In another move that may reverse one of Bush's so-called midnight regulations, the Department of Health and Human Services (HHS) has indicated it will revise a rule that gives health care providers the right to refuse to provide women with access to or information about reproductive health services, if the provider objects on moral or religious grounds. The rule went into effect Jan. 20.

"We applaud the Obama Administration for its proposal to rescind the provider refusal regulation that took effect on the final day of the Bush Administration," Debra Ness, President of the National Partnership for Women & Families, said in a statement.

Both the endangered species rule and the provider conscience rule are among those Bush midnight regulations that are controversial not only for their policy implications but for the process by which they were developed.

The Bush White House reviewed a draft of the proposed provider conscience regulation in only hours, a process usually measured in weeks or months. The proposal was published online by HHS later that same day. As a result, the Equal Employment Opportunity Commission, which enforces regulations prohibiting workplace discrimination on the basis of religion, was not adequately briefed, according to Rep. Henry Waxman (D-CA).
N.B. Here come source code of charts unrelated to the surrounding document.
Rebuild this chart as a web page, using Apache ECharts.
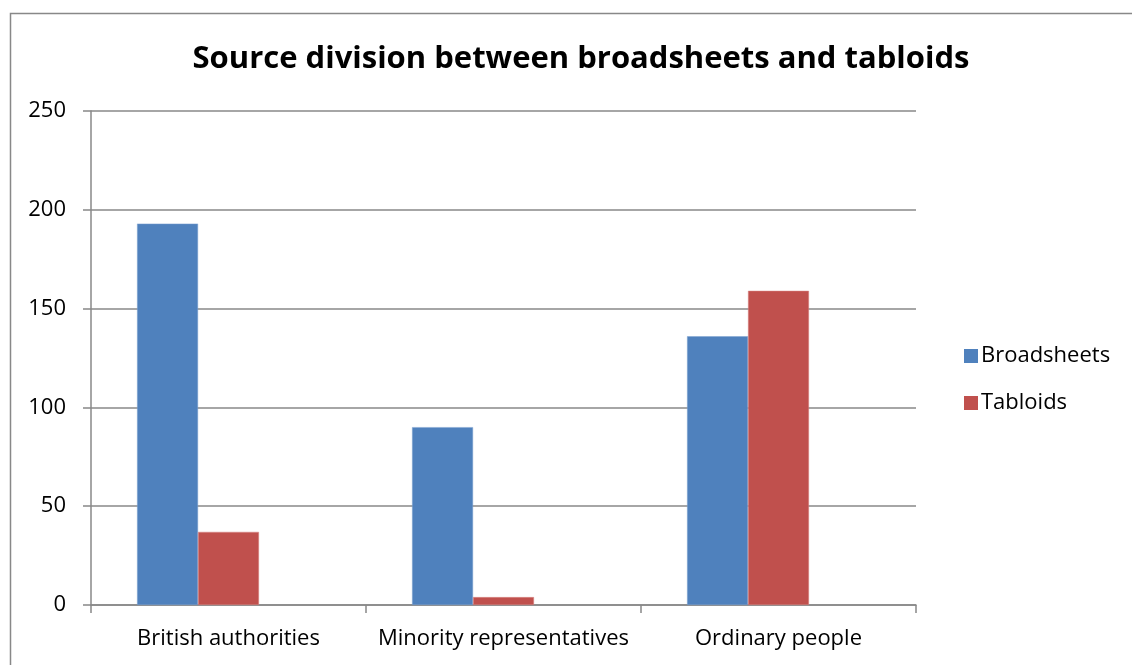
<!DOCTYPE html>
<html><head><meta charset="utf-8">
<script src="https://cdn.jsdelivr.net/npm/echarts@6/dist/echarts.min.js"></script>
<style>html,body{margin:0;padding:0;background:#fff}#c{width:1132px;height:665px}</style>
</head><body><div id="c"></div>
<script>
const categories = ['British authorities', 'Minority representatives', 'Ordinary people'];
const broadsheets = [193, 90, 136];
const tabloids = [37, 4, 159];
const yTicks = [0, 50, 100, 150, 200, 250];

const chart = echarts.init(document.getElementById('c'));
const font = '"Open Sans", "Liberation Sans", sans-serif';
chart.setOption({
  animation: false,
  backgroundColor: '#fff',
  title: {
    text: 'Source division between broadsheets and tabloids',
    left: 576, top: 39, textAlign: 'center',
    textStyle: { fontFamily: font, fontWeight: 'bold', fontSize: 31, color: '#000' }
  },
  graphic: [{
    type: 'rect', left: 8, top: 11,
    shape: { width: 1140, height: 670 },
    style: { fill: 'none', stroke: '#888', lineWidth: 1.5 }, silent: true, z: -1
  }],
  legend: {
    data: ['Broadsheets', 'Tabloids'],
    orient: 'vertical', left: 959, top: 340,
    itemWidth: 14, itemHeight: 14, itemGap: 25,
    icon: 'rect',
    itemStyle: { borderWidth: 0 },
    textStyle: { fontFamily: font, fontSize: 22, color: '#000', padding: [0, 0, 0, -2] }
  },
  grid: { left: 91, top: 111, width: 825, height: 494, containLabel: false },
  xAxis: {
    type: 'category', data: categories,
    axisLine: { lineStyle: { color: '#888', width: 1.5 } },
    axisTick: { show: true, length: 8, alignWithLabel: false, lineStyle: { color: '#888', width: 1.5 } },
    axisLabel: { fontFamily: font, fontSize: 22, color: '#000', margin: 23, interval: 0 }
  },
  yAxis: {
    type: 'value', min: 0, max: 250, interval: 50,
    axisLine: { show: true, lineStyle: { color: '#888', width: 1.5 } },
    axisTick: { show: true, length: 8, inside: false, lineStyle: { color: '#888', width: 1.5 } },
    splitLine: { lineStyle: { color: '#888', width: 1.5 } },
    axisLabel: { fontFamily: font, fontSize: 22, color: '#000', margin: 25,
      formatter: v => yTicks.includes(v) ? String(v) : '' }
  },
  series: [
    { name: 'Broadsheets', type: 'bar', data: broadsheets, barGap: '0%', barCategoryGap: '33.5%',
      itemStyle: { color: '#4F81BD', borderColor: '#7fa3d0', borderWidth: 0.5 } },
    { name: 'Tabloids', type: 'bar', data: tabloids, barGap: '0%', barCategoryGap: '33.5%',
      itemStyle: { color: '#C0504D', borderColor: '#d88886', borderWidth: 0.5 } },
    { name: 'spacer', type: 'bar', data: [null, null, null], barGap: '0%', barCategoryGap: '33.5%' }
  ]
});
</script></body></html>
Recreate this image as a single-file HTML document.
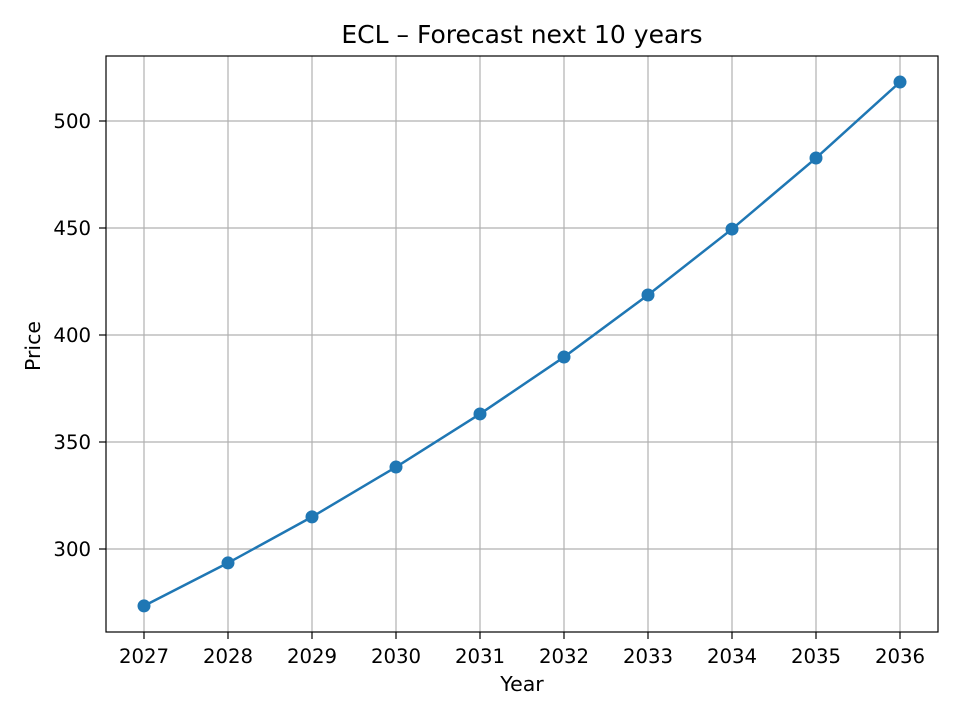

On the endangered species rule, public input was sacrificed. According to the final rule, the administration received approximately 235,000 comments on the proposal. The Associated Press reported that agency officials pressured staff to review all the comments in just one week. One calculation estimated the staff assigned to reviewing comments had to review seven comments per minute to meet the deadline.

The Bush administration pushed those rules and others through the usual rulemaking process in order to ensure they were not only final but in effect. By law, agencies must wait either 30 or 60 days after publication before implementing new regulations.

On Jan. 20, new White House Chief of Staff Rahm Emanuel issued a memo setting out the Obama administration's policy for dealing with other regulations left by the Bush administration. The memo asks agencies to "consider extending for 60 days the effective date" of those regulations that are final but not yet in effect.

For those rules that were both final and in effect, it now appears the Obama administration will adopt a rule-by-rule strategy to make any changes or withdrawals it deems necessary.

Work will remain for the Obama administration until new regulations replace the ones finalized under Bush. While Obama's endangered species memo effectively neuters the Bush-era provision that made consultation optional, it makes no mention of the rule's prohibition on considering the effect of global climate change on species survival. The provision, inserted in the late stages of the rulemaking process, restricts the federal government's ability to protect those species whose habitats are or will be affected by climate change.

Similarly, environmentalists praised Interior Secretary Ken Salazar's decision not to lease land in the West for oil shale development – an environmentally intrusive method of energy extraction, but the regulations that permit leasing, finalized in November 2008, remain on the books.

And while HHS has pledged to revise the provider conscience rule, details have yet to be released. The White House is currently reviewing the revision. Once published, it will be subject to a public comment period, according to The Washington Post. Meanwhile, the rule remains in effect.

Most of the Bush administration's other midnight regulations have gone unaddressed thus far. OMB Watch has identified 27 controversial regulations finalized between Oct. 1, 2008, and Jan. 20, 2009. Of those, the Obama administration has delayed the effective dates of three, pursuant to the Emanuel memo, and has taken other actions on the endangered species, provider conscience, and oil shale rules.